Some chapters, like Dorothee Schmitz-Köster's on German Lebensborn homes, read more like reports than interpretative essays. While Ebba D.
Drohlshagen's ruminations on the terminology for these children are interesting and full of data, they again lack the interpretive bite of a compelling essay. Anette Warring's chapter on the plight of Danish women as sexual collaborators is a story familiar to historians of the period, though of course the particulars may be new. The issue of women's sexual practices during the war is a recurring theme throughout, and while related, it leads some essays away from the valuable contribution of this book and its focus on children into the well-trod territory of women, sex, and the war. However, the chapter by Kjersti Ericsson and Dag Ellingsen explicitly shows how the stigmatization of the mother affected the offspring, or as they write, "not only were the 'sins' of the mothers visited upon their children: so also were the sins against the mothers" (p. 99) as they suffered through violence both symbolic and real. In an interesting twist, Regina Mühlhäuser shows how the children of German fathers in the occupied eastern territories served to stigmatize the soldiers as lacking appropriate racial awareness. Owing to the children's "racially mixed" nature, the manner in which the Nazi state dealt with these children while in control of Poland was a marked contrast to those of Norway. In Poland there was a danger of either the dilution of German blood or the dangerous improvement of the subject population due to the infusion of German traits. The Nazi policies in Bohemia and Moravia lay somewhere in between those of Norway and Poland.
Michal Šimunek shows how the Nazi protectorate there adopted policies that it hoped would be a long-term eugenic breeding program for the systematic change and replacement of hereditary traits. Because of the already high degree of intermarriage between ethnic Czechs and Germans in the Sudetenland, the goal became carefully selective breeding to diminish the Czech qualities of children while augmenting the German ones.

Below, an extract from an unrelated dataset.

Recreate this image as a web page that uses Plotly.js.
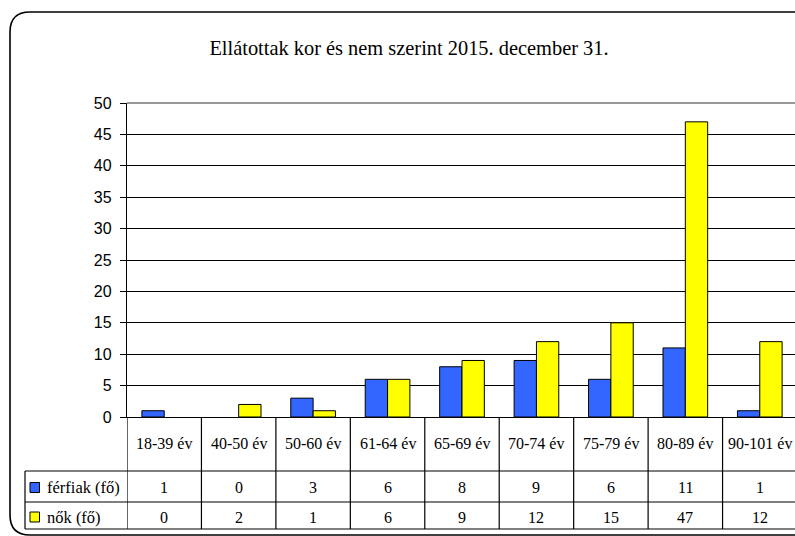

This collection, as a whole, certainly adds to our understanding of the lasting impact and human legacy of the war. As the editors state, "the war did not only take lives, it also created lives" (p. 1). Taken as a whole, we also see how various policies of intervention in the postwar period anticipate or parallel the proliferation of the welfare state.
The suitability of mothers, the social scientific study of children, and the adoption of policies to develop and provide for these young charges all presages the expansion of the European state into familial affairs as the continent struggled to recover from the effects of the war. This book is, without a doubt, the most complete study of these war children to date, filling a significant void both in the history of the war and the history of children, but it also suggests numerous directions for new research or for a truly transnational monograph to examine the issue comparatively.